Marlene Cohen
Marlene R. Cohen is an American neuroscientist and Professor of Neurobiology at the University of Chicago. She studies how populations of neurons encode visual information and cognitive states such as attention, and how those neural representations guide behavior. She is recognized for pioneering use of multielectrode array recording to determine that the improved behavioral performance associated with redirecting spatial attention has a neural correlate in the brain that is reflected by reduced correlated activity between neurons. Cohen has also demonstrated that this same mechanism happens during learning.

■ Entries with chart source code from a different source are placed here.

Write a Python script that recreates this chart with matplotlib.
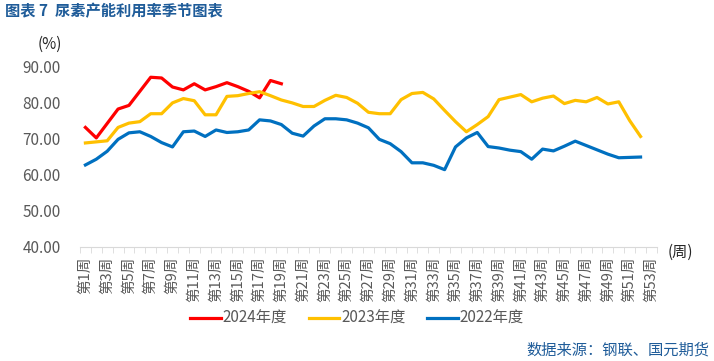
import matplotlib
matplotlib.use("Agg")
import matplotlib.pyplot as plt
from matplotlib.ticker import FixedLocator, NullFormatter

plt.rcParams['font.family'] = ['Noto Sans CJK SC', 'DejaVu Sans']

weeks = ['第%d周' % i for i in range(1, 54)]

# 2024 season (weeks 1-19)
y2024 = [73.1, 70.2, 74.2, 78.2, 79.2, 83.1, 87.0, 86.8, 84.3, 83.5,
         85.2, 83.5, 84.4, 85.5, 84.4, 83.1, 81.3, 86.1, 85.2]
# 2023 season (weeks 1-52)
y2023 = [68.8, 69.1, 69.4, 73.1, 74.3, 74.7, 76.9, 76.9, 79.9, 81.1,
         80.5, 76.6, 76.6, 81.7, 81.9, 82.5, 83.0, 81.9, 80.7, 79.9,
         78.9, 78.9, 80.6, 82.0, 81.4, 79.8, 77.3, 76.9, 76.9, 80.8,
         82.5, 82.8, 81.0, 77.8, 74.7, 71.9, 73.9, 76.1, 80.8, 81.5,
         82.2, 80.2, 81.2, 81.8, 79.7, 80.6, 80.2, 81.4, 79.6, 80.2,
         75.0, 70.6]
# 2022 season (weeks 1-52)
y2022 = [62.7, 64.3, 66.5, 69.8, 71.6, 71.9, 70.6, 68.9, 67.7, 71.9,
         72.1, 70.6, 72.4, 71.7, 71.9, 72.4, 75.2, 74.9, 73.9, 71.5,
         70.7, 73.5, 75.5, 75.5, 75.2, 74.3, 73.0, 69.8, 68.6, 66.4,
         63.3, 63.3, 62.6, 61.4, 67.7, 70.2, 71.7, 67.8, 67.4, 66.8,
         66.4, 64.3, 67.1, 66.6, 67.9, 69.3, 68.1, 66.9, 65.7, 64.7,
         64.8, 64.9]

fig = plt.figure(figsize=(7.14, 3.61), dpi=100)
ax = fig.add_axes([0.112, 0.316, 0.808, 0.5])

x = list(range(53))
ax.plot(x[:len(y2024)], y2024, color='#FF0000', lw=2.3, label='2024年度')
ax.plot(x[:len(y2023)], y2023, color='#FFC000', lw=2.3, label='2023年度')
ax.plot(x[:len(y2022)], y2022, color='#0070C0', lw=2.3, label='2022年度')

ax.set_xlim(-0.5, 52.5)
ax.set_ylim(40, 90)
ax.set_yticks([40, 50, 60, 70, 80, 90])
ax.set_yticklabels(['%.2f' % v for v in [40, 50, 60, 70, 80, 90]])

ax.set_xticks(x[::2])
ax.set_xticklabels(weeks[::2], rotation=90, fontsize=10.5, color='#595959')
ax.xaxis.set_minor_locator(FixedLocator([i - 0.5 for i in range(54)]))
ax.xaxis.set_minor_formatter(NullFormatter())
ax.tick_params(axis='x', which='major', length=0, pad=7)
ax.tick_params(axis='x', which='minor', length=4, color='#D9D9D9')
ax.tick_params(axis='y', length=0, labelsize=11, labelcolor='#595959', pad=14)

for s in ['top', 'right', 'left']:
    ax.spines[s].set_visible(False)
ax.spines['bottom'].set_color('#D9D9D9')

fig.text(0.007, 0.968, '图表 7  尿素产能利用率季节图表', fontsize=11, fontweight='bold',
         color='#1F5C99', va='center', ha='left')
fig.text(0.053, 0.878, '(%)', fontsize=11, color='#262626', va='center', ha='left')
fig.text(0.935, 0.302, '(周)', fontsize=11, color='#262626', va='center', ha='left')
fig.text(0.993, 0.03, '数据来源：钢联、国元期货', fontsize=11, color='#1F5C99',
         va='center', ha='right')

fig.legend(loc='center', bbox_to_anchor=(0.50, 0.118), ncol=3, frameon=False,
           fontsize=11, handlelength=2.0, columnspacing=1.4, handletextpad=0.15,
           labelcolor='#595959')

fig.savefig('out.png', dpi=100)
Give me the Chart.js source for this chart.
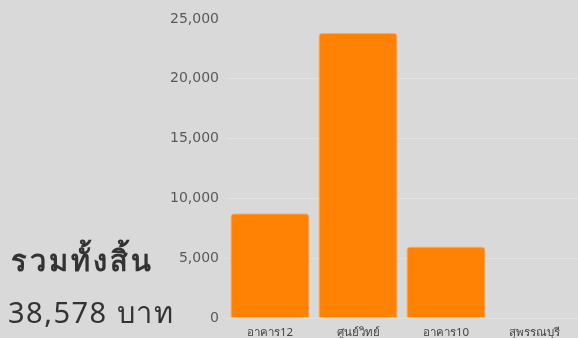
<!DOCTYPE html>
<html>
<head>
<meta charset="utf-8">
<script src="https://cdn.jsdelivr.net/npm/chart.js@4"></script>
<style>
  html, body { margin: 0; padding: 0; background: #d9d9d9; }
  #wrap { position: relative; width: 578px; height: 338px; overflow: hidden; }
  #total { position: absolute; left: 0; top: 0; color: #333; font-family: "Noto Sans", sans-serif; }
  #total div { position: absolute; white-space: nowrap; }
  #total .t1 { left: 11px; top: 238px; font-size: 29px; font-weight: 600; letter-spacing: 3px; }
  #total .t2 { left: 8px; top: 290px; font-size: 29px; letter-spacing: 1.5px; }
</style>
</head>
<body>
<div id="wrap">
  <canvas id="chartOfCost" width="578" height="338"></canvas>
  <div id="total">
    <div class="t1">รวมทั้งสิ้น</div>
    <div class="t2">38,578 บาท</div>
  </div>
</div>
<script>
const places = ["อาคาร12", "ศูนย์วิทย์", "อาคาร10", "สุพรรณบุรี"]
const costs = [8750, 23850, 5978, 0]

const ctx = document.getElementById("chartOfCost")

const data = {
    labels: places,
    datasets: [{
        label: 'ค่าใช้จ่าย',
        data: costs,
        backgroundColor: '#ff8205',
        borderColor: '#ffb070',
        borderWidth: 1,
        borderRadius: 4,
        borderSkipped: 'bottom',
        categoryPercentage: 0.9,
        barPercentage: 1.0
    }]
}

const config = {
    type: 'bar',
    data: data,
    options: {
        responsive: false,
        animation: false,
        layout: { padding: { top: 19, right: 0, left: 0, bottom: 0 } },
        plugins: { legend: { display: false }, tooltip: { enabled: false } },
        scales: {
            x: {
                afterFit: (scale) => { scale.height = 20 },
                grid: { display: false },
                border: { display: false },
                ticks: { color: '#444', font: { family: 'Noto Sans', size: 11.5 }, padding: 0, maxRotation: 0 }
            },
            y: {
                min: 0,
                max: 25000,
                afterFit: (scale) => { scale.width = 226 },
                grid: {
                    drawTicks: false,
                    color: (c) => c.tick && c.tick.value === 25000 ? 'rgba(0,0,0,0)' : '#e2e2e2'
                },
                border: { display: false },
                ticks: {
                    stepSize: 5000,
                    padding: 7,
                    color: '#5a5a5a',
                    font: { family: 'DejaVu Sans', size: 14 },
                    callback: (v) => v.toLocaleString('en-US')
                }
            }
        }
    }
}

new Chart(ctx, config)
</script>
</body>
</html>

She has received several awards for her work, including the Troland Research Award from the National Academy of Sciences in 2018
Early life and education
- Cohen received bachelor’s degrees in Mathematics and Brain & Cognitive Sciences from the Massachusetts Institute of Technology.
- She earned her Ph.D. from Stanford University, where she investigated how interactions between neurons depend on behavioral and attentional states, working in collaboration with William Newsome’s lab.
- She conducted postdoctoral research in John Maunsell’s lab at Harvard Medical School, using attention as a tool to probe which aspects of population codes are behaviorally relevant.
Academic Positions
- Cohen joined the University of Pittsburgh faculty in 2011, where she continued her work on population coding in visual cortex.
- In 2022, she moved to the University of Chicago, where she holds appointments as Professor of Neurobiology and is affiliated with the Neuroscience Institute.
- She serves on the Committee on Computational Neuroscience and the Committee on Neurobiology at the University of Chicago.
Selected Awards
- Klingenstein Fellowship Award in the Neurosciences.
- Eppendorf & Science Prize for Neurobiology, grand prize winner.
- McKnight Scholar Award.
- Troland Research Award from the National Academy of Sciences.
- In 2025, she was named the inaugural recipient of the Robert H. Wurtz Award and Lecture in Systems Neuroscience.